これは、東京に就職してうつ病にかかり、故郷の福岡に戻って療養している男と、肺がんに罹りつつ結婚と離婚を繰り返す男との交流を描いた小説。
とても印象的なくだりがある。うつ病に罹った主人公の独白である。
「私は、私という人間のことが本当に嫌いだったのである。そう気づいた瞬間、何だそうだったのか、とすべてが了解できる気がした。四十七年もの長きにわたって嫌いな人間と一緒に生きてくれば、誰だって心に陰鬱な翳りを生じさせてしまうのはむしろ、当然ではないか」。

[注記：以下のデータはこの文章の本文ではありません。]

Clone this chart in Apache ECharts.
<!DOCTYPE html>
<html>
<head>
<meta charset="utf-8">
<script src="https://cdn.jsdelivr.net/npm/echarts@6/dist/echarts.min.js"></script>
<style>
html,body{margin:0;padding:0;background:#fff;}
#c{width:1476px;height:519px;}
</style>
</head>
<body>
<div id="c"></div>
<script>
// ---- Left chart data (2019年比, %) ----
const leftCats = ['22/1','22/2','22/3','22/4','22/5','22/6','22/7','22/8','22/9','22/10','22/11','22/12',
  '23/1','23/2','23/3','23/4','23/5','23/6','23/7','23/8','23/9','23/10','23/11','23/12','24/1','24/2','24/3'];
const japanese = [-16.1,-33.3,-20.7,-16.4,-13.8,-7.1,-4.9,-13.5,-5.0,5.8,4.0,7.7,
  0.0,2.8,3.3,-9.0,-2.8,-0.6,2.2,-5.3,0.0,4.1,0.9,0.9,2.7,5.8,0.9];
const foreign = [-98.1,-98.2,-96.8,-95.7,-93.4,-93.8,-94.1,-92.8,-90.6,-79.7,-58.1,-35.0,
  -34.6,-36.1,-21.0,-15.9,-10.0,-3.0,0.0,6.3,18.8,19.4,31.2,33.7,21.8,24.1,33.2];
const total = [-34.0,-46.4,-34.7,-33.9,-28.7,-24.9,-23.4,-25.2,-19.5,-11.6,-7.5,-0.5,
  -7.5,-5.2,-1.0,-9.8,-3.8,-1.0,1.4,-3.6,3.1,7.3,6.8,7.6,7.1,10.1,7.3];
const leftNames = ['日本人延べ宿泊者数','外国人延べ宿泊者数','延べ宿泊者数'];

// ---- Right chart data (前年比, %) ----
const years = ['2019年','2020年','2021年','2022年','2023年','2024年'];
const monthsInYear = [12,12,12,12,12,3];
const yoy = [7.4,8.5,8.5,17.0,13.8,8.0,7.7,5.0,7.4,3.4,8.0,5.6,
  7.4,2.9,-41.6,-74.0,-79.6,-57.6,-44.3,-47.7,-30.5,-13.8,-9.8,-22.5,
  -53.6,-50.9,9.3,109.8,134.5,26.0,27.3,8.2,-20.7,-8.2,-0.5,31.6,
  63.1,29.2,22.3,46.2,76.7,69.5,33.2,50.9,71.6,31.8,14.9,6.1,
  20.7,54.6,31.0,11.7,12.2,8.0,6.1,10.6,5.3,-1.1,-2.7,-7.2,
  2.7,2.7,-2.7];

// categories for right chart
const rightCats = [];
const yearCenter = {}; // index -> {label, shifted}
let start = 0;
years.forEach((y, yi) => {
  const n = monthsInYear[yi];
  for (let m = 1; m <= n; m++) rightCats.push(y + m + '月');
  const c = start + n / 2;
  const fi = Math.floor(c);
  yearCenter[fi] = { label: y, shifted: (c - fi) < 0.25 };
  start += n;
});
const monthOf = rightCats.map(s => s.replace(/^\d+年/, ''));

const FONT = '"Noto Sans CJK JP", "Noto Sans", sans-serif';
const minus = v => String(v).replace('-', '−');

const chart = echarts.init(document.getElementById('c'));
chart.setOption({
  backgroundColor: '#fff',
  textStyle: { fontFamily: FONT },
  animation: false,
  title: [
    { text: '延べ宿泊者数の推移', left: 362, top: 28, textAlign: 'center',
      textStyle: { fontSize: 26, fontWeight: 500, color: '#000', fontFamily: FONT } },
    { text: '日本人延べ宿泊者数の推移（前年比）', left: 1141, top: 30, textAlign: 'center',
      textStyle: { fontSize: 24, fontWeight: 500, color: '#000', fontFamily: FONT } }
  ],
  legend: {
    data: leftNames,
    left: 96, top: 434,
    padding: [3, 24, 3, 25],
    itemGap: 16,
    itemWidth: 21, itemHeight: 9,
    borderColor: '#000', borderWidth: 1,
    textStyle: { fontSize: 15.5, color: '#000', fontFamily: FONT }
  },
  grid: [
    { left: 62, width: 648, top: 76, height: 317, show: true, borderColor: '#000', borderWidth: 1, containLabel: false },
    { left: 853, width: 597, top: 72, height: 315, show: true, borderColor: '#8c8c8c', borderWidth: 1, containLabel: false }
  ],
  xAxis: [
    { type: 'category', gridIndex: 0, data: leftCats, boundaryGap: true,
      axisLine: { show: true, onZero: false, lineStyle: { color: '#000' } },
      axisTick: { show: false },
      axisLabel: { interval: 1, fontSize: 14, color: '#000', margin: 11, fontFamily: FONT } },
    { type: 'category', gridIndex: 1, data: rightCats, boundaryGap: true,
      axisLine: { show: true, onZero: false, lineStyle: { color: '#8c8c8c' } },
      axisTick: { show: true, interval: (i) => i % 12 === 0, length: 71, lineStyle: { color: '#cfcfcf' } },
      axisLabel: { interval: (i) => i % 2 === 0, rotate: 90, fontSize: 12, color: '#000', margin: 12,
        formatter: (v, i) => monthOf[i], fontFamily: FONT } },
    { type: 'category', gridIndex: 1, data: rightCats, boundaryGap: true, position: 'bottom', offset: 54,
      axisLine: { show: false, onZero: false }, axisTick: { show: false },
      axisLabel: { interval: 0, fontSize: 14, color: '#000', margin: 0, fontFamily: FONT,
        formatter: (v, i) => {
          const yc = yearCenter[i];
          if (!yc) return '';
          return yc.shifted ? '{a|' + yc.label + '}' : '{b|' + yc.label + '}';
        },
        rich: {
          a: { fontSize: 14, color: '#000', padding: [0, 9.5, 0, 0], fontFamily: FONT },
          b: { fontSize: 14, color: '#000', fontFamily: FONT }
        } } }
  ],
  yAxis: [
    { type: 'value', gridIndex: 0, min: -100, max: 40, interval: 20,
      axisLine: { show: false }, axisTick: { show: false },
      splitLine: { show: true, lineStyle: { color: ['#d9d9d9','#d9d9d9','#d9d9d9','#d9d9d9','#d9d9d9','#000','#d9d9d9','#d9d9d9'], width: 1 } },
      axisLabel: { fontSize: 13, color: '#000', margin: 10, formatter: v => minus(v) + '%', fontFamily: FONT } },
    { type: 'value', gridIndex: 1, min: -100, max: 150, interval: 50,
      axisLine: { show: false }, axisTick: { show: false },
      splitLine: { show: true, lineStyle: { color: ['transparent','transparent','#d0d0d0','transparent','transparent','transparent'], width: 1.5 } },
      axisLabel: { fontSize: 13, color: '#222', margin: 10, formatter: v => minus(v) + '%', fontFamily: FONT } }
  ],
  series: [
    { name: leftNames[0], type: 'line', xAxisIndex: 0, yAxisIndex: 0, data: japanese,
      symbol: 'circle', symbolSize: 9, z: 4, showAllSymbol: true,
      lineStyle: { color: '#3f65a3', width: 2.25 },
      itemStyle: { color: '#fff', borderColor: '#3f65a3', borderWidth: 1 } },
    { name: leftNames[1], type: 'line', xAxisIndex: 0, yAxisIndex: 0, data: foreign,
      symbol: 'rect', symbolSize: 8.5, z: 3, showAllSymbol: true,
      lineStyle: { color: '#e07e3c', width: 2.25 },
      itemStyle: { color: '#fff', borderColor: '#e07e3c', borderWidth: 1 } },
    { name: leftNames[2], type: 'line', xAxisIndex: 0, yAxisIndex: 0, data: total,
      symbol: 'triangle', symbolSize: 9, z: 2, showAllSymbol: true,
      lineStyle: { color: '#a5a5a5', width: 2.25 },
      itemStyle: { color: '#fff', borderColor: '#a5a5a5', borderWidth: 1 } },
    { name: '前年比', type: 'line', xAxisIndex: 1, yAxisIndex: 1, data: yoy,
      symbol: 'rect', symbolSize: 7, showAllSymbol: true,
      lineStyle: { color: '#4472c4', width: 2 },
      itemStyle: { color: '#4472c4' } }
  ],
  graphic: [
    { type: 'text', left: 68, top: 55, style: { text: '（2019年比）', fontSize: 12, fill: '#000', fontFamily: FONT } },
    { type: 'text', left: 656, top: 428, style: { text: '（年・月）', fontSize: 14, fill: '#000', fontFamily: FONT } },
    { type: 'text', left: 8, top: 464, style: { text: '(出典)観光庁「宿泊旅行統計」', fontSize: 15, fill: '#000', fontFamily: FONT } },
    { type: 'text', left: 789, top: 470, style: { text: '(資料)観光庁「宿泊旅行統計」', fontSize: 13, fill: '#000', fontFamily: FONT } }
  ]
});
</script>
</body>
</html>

これは、うつという病気の、もっとも大きな原因というべき事象なのではないか。
身につまされた。
ヒラリー・ハーンが弾くメンデルスゾーンのバイオリン協奏曲ホ短調を聴く。
この人の評判はかねて聞いていたが、実際に演奏を聴くのは初めてかもしれない。
結論から言うと、これはメンコンの録音のなかでも、特にいい部類に入る演奏じゃないかと思う。
ことに素晴らしいのは、1楽章。
絹のようにキラキラとした輝きのある音がすうっと伸びる。要所要所でさりげなく散りばめられる装飾音。天空を舞うように煌びやかであって、かつ知的さを感じるヴァイオリンである。
その味わいは、ミルシテインが演奏したメンコンの最後の録音に似ているところがあるけれども、音そのものはこちらのほうがイキがいいかも。
2,3楽章も悪くない。全体的にはいくぶん速めのテンポでもって、スッキリと弾ききっている。
いいヴァイオリニストである。
ウルフが指揮をするオケは、決して器用なものではないが、誠実な感じがして後味がいい。
2002年4月、オスロでの録音。